Pharaoh's Intimidation
Moshe Ben-Chaim
Reader: So I have looked through Rashi, and the Midrash, but there is no comment I can find on an interesting question: When Moses first appeared before Pharaoh why did not Pharaoh simply have him and Aaron killed, or after the first plague, or even the fifth? After that, I understand that Pharaoh had removed the element of freewill from himself. Moses was, after all, according to Egyptian law, guilty of murder of an Egyptian, and Pharaoh knew this. Opinion please
Mesora: Pharaoh never lost his free will. G-d does not remove man's ability to make his own decisions. In another article I hope to expound on what it means that G-d hardened Pharaoh's heart. Refer to Maimonides' Laws of Repentance, chapters 5 and 6 for much detail on free will, and Pharaoh.

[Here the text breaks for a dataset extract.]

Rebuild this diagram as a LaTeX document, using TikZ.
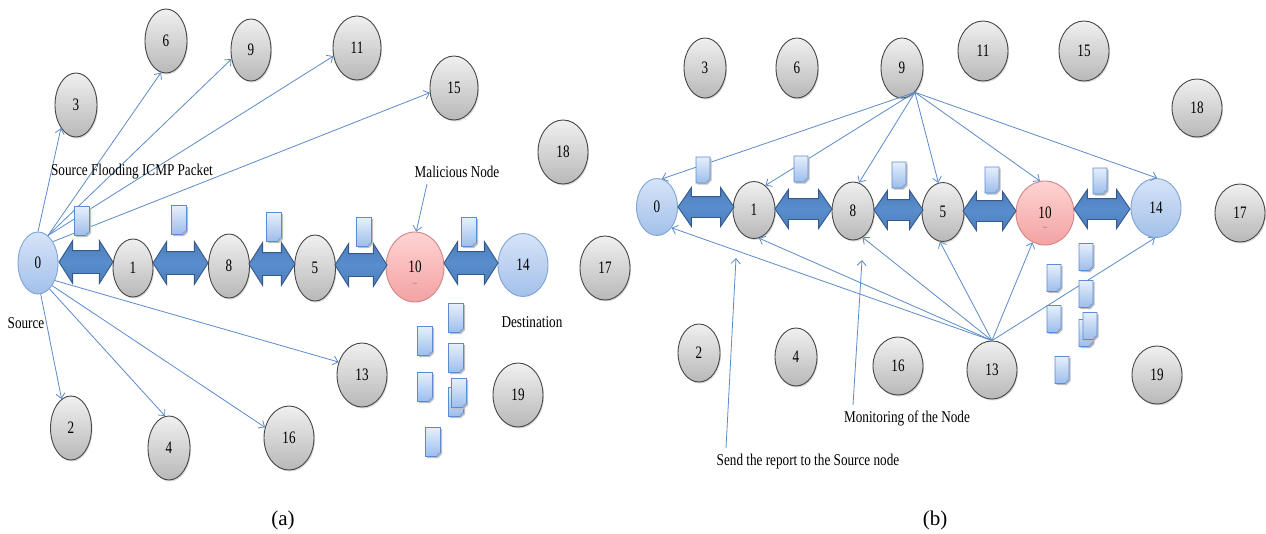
\documentclass[tikz,border=0pt]{standalone}
\usepackage{fontspec}
\setmainfont{Liberation Serif}
\newfontfamily\condfont{Liberation Serif}[FakeStretch=0.8]
\newfontfamily\numfont{Liberation Serif}[FakeStretch=0.75]
\usetikzlibrary{shapes.geometric,shapes.arrows,arrows.meta,shadows,calc}
\definecolor{lnblue}{HTML}{5B8BC9}
\definecolor{arrfill}{HTML}{4A7EBB}
\definecolor{arrmid}{HTML}{5A8DCC}
\definecolor{arrline}{HTML}{35598A}
\definecolor{gtop}{HTML}{F0F0F0}
\definecolor{gbot}{HTML}{B8B8B8}
\definecolor{btop}{HTML}{D6E4F8}
\definecolor{bbot}{HTML}{A3C0EA}
\definecolor{bline}{HTML}{7FA3D4}
\definecolor{ptop}{HTML}{FFD3D3}
\definecolor{pbot}{HTML}{F3A2A2}
\definecolor{pline}{HTML}{D48585}
\definecolor{pkttop}{HTML}{E6EFFB}
\definecolor{pktbot}{HTML}{9DBDEC}
\definecolor{pktline}{HTML}{5B8BD0}
\newcommand\pkt[4]{%
  \begin{scope}[shift={(#1,#2)}]
    \fill[black!25] ({-#3/2+1.5},{-#4/2+1.5}) -- ({#3/2+1.5},{-#4/2+1.5}) -- ({#3/2+1.5},{#4/2-2.5}) -- ({#3/2-2.5},{#4/2+1.5}) -- ({-#3/2+1.5},{#4/2+1.5}) -- cycle;
    \shadedraw[top color=pkttop, bottom color=pktbot, draw=pktline, line width=0.7pt]
      ({-#3/2},{-#4/2}) -- ({#3/2},{-#4/2}) -- ({#3/2},{#4/2-4}) -- ({#3/2-4},{#4/2}) -- ({-#3/2},{#4/2}) -- cycle;
    \fill[pktline!70] ({#3/2},{#4/2-4}) -- ({#3/2-3},{#4/2-3}) -- ({#3/2-4},{#4/2}) -- cycle;
  \end{scope}}
\tikzset{
  base/.style={ellipse, inner sep=0pt, line width=0.9pt, font=\numfont\fontsize{17.5}{17.5}\selectfont},
  sz/.style 2 args={minimum width=#1, minimum height=#2},
  gnode/.style={base, draw=black!72, top color=gtop, bottom color=gbot,
    drop shadow={shadow xshift=1pt, shadow yshift=-1.5pt, opacity=0.3}},
  bnode/.style={base, draw=bline, top color=btop, bottom color=bbot},
  pnode/.style={base, draw=pline, top color=ptop, bottom color=pbot},
  link/.style={draw=lnblue, line width=0.8pt, -{Straight Barb[length=5pt,width=9pt]}},
  darr/.style={double arrow, draw=arrline, top color=arrfill, bottom color=arrfill, middle color=arrmid,
    line width=0.9pt, inner xsep=0pt, inner ysep=11pt,
    double arrow head extend=10pt, double arrow tip angle=115},
  darrb/.style={double arrow, draw=arrline, top color=arrfill, bottom color=arrfill, middle color=arrmid,
    line width=0.9pt, inner xsep=0pt, inner ysep=10pt,
    double arrow head extend=9pt, double arrow tip angle=111},
  txt/.style={font=\condfont\fontsize{16.5}{16.5}\selectfont, inner sep=0pt},
  captxt/.style={font=\fontsize{21}{21}\selectfont, inner sep=0pt},
  dashlbl/.style={font=\fontsize{8}{8}\selectfont, text=black!60, inner sep=0pt}
}
\begin{document}
\begin{tikzpicture}[x=1pt,y=-1pt]
\useasboundingbox (0,0) rectangle (1266,533);
\fill[white] (0,0) rectangle (1266,533);

% ---------------- panel (a) ----------------
\node[bnode, sz={40pt}{62pt}] (l0) at (38,263) {0};
\node[gnode, sz={40pt}{58pt}] (l1) at (133,268) {1};
\node[gnode, sz={41pt}{64pt}] (l8) at (229,266) {8};
\node[gnode, sz={41pt}{66pt}] (l5) at (315,268) {5};
\node[pnode, sz={58pt}{70pt}] (l10) at (415,267) {10};
\node[dashlbl] (l10d) at (415,284) {--};
\node[bnode, sz={50pt}{63pt}] (l14) at (523,265) {14};
\node[gnode, sz={50pt}{64pt}] (l17) at (605,268) {17};
\node[gnode, sz={42pt}{64pt}] (l3) at (76,105) {3};
\node[gnode, sz={42pt}{64pt}] (l6) at (166,41) {6};
\node[gnode, sz={40pt}{62pt}] (l9) at (251,50) {9};
\node[gnode, sz={48pt}{64pt}] (l11) at (357,48) {11};
\node[gnode, sz={48pt}{64pt}] (l15) at (454,88) {15};
\node[gnode, sz={50pt}{64pt}] (l18) at (563,152) {18};
\node[gnode, sz={50pt}{64pt}] (l13) at (362,375) {13};
\node[gnode, sz={41pt}{64pt}] (l2) at (71,428) {2};
\node[gnode, sz={42pt}{64pt}] (l4) at (169,448) {4};
\node[gnode, sz={50pt}{64pt}] (l16) at (289,438) {16};
\node[gnode, sz={50pt}{64pt}] (l19) at (518,395) {19};

\node[darr, minimum height=54pt] (la01) at (86,262) {};
\node[darr, minimum height=55pt] (la18) at (180.5,263) {};
\node[darr, minimum height=46pt] (la85) at (272,264) {};
\node[darr, minimum height=52pt] (la510) at (361,265) {};
\node[darr, minimum height=54pt] (la1014) at (471,263) {};

\draw[link] (l0.90) -- (l3.237);
\draw[link] (l0.70) -- (l6.261);
\draw[link] (l0.70) -- (l9.205);
\draw[link] (l0.70) -- (l11.199);
\draw[link] (l0.55) -- (l15.191);
\draw[link] (l0.-46) -- (l13.151);
\draw[link] (l0.-58) -- (l16.156);
\draw[link] (l0.-66) -- (l4.97);
\draw[link] (l0.-85) -- (l2.108);

\pkt{82}{221}{15}{29}
\pkt{179}{220}{15}{29}
\pkt{274}{227}{15}{29}
\pkt{364}{232}{15}{29}
\pkt{469}{232}{15}{29}
\pkt{425}{341}{15}{29}
\pkt{456}{318}{15}{29}
\pkt{456}{358}{15}{29}
\pkt{425}{387}{15}{29}
\pkt{456}{402}{15}{29}
\pkt{459}{393}{15}{29}
\pkt{433}{442}{15}{29}

\node[txt] (tflood) at (132,172) {Source Flooding ICMP Packet};
\node[txt] (tmal) at (457,172) {Malicious Node};
\coordinate (malstart) at (427,184);
\draw[link] (malstart) -- (l10.88);
\node[txt] (tsrc) at (26,323) {Source};
\node[txt] (tdst) at (532,322) {Destination};
\node[captxt] (capa) at (283,520) {(a)};

% ---------------- panel (b) ----------------
\node[bnode, sz={41pt}{57pt}] (r0) at (657,207) {0};
\node[gnode, sz={42pt}{57pt}] (r1) at (754,210) {1};
\node[gnode, sz={42pt}{58pt}] (r8) at (853,211) {8};
\node[gnode, sz={42pt}{59pt}] (r5) at (943,212) {5};
\node[pnode, sz={58pt}{64pt}] (r10) at (1045,213) {10};
\node[dashlbl] (r10d) at (1045,228) {--};
\node[bnode, sz={50pt}{59pt}] (r14) at (1156,208) {14};
\node[gnode, sz={50pt}{58pt}] (r17) at (1240,213) {17};
\node[gnode, sz={42pt}{60pt}] (r3) at (705,68) {3};
\node[gnode, sz={42pt}{60pt}] (r6) at (797,68) {6};
\node[gnode, sz={42pt}{60pt}] (r9) at (902,68) {9};
\node[gnode, sz={50pt}{60pt}] (r11) at (983,51) {11};
\node[gnode, sz={50pt}{60pt}] (r15) at (1084,51) {15};
\node[gnode, sz={50pt}{58pt}] (r18) at (1197,108) {18};
\node[gnode, sz={42pt}{58pt}] (r2) at (699,353) {2};
\node[gnode, sz={42pt}{58pt}] (r4) at (796,357) {4};
\node[gnode, sz={50pt}{58pt}] (r16) at (898,366) {16};
\node[gnode, sz={50pt}{58pt}] (r13) at (992,370) {13};
\node[gnode, sz={50pt}{58pt}] (r19) at (1157,375) {19};

\node[darrb, minimum height=56pt] (ra01) at (706,207) {};
\node[darrb, minimum height=57pt] (ra18) at (803.5,209) {};
\node[darrb, minimum height=49pt] (ra85) at (898.5,210) {};
\node[darrb, minimum height=53pt] (ra510) at (989.5,211) {};
\node[darrb, minimum height=56pt] (ra1014) at (1102,209) {};

\draw[link] (r9.-62) -- (r0.80);
\draw[link] (r9.-62) -- (r1.65);
\draw[link] (r9.-62) -- (r8.78);
\draw[link] (r9.-62) -- (r5.99);
\draw[link] (r9.-62) -- (r10.99);
\draw[link] (r9.-62) -- (r14.88);

\draw[link] (r13.north) -- (r0.-55);
\draw[link] (r13.north) -- (r1.-80);
\draw[link] (r13.north) -- (r8.-70);
\draw[link] (r13.north) -- (r5.-96);
\draw[link] (r13.north) -- (r10.-113);
\draw[link] (r13.north) -- (r14.-92);

\pkt{703}{170}{14}{26}
\pkt{801}{169}{14}{26}
\pkt{899}{175}{14}{26}
\pkt{992}{180}{14}{26}
\pkt{1100}{181}{14}{26}
\pkt{1054}{278}{14}{27}
\pkt{1086}{257}{14}{27}
\pkt{1086}{294}{14}{27}
\pkt{1054}{319}{14}{27}
\pkt{1086}{333}{14}{27}
\pkt{1090}{326}{14}{27}
\pkt{1062}{370}{14}{27}

\node[txt] (tmon) at (907,418) {Monitoring of the Node};
\node[txt] (tsend) at (808,462) {Send the report to the Source node};
\coordinate (sendstart) at (726,448);
\coordinate (sendend) at (736,258);
\draw[link] (sendstart) -- (sendend);
\coordinate (monstart) at (853,405);
\coordinate (monend) at (862,260);
\draw[link] (monstart) -- (monend);
\node[captxt] (capb) at (935,520) {(b)};
\end{tikzpicture}
\end{document}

Regarding your question, I heard a Rabbi answer that the term "Elohim" applied to Moshe meant that God made Moshe greatly revered in Pharaoh's eyes. As such, Pharaoh was greatly intimidated by Moshe, to the point that he would not threaten him. Outwardly, Pharaoh had to maintain respect of his people, so he spoke harshly to Moshe and Aaron. Inwardly, he feared Moshe.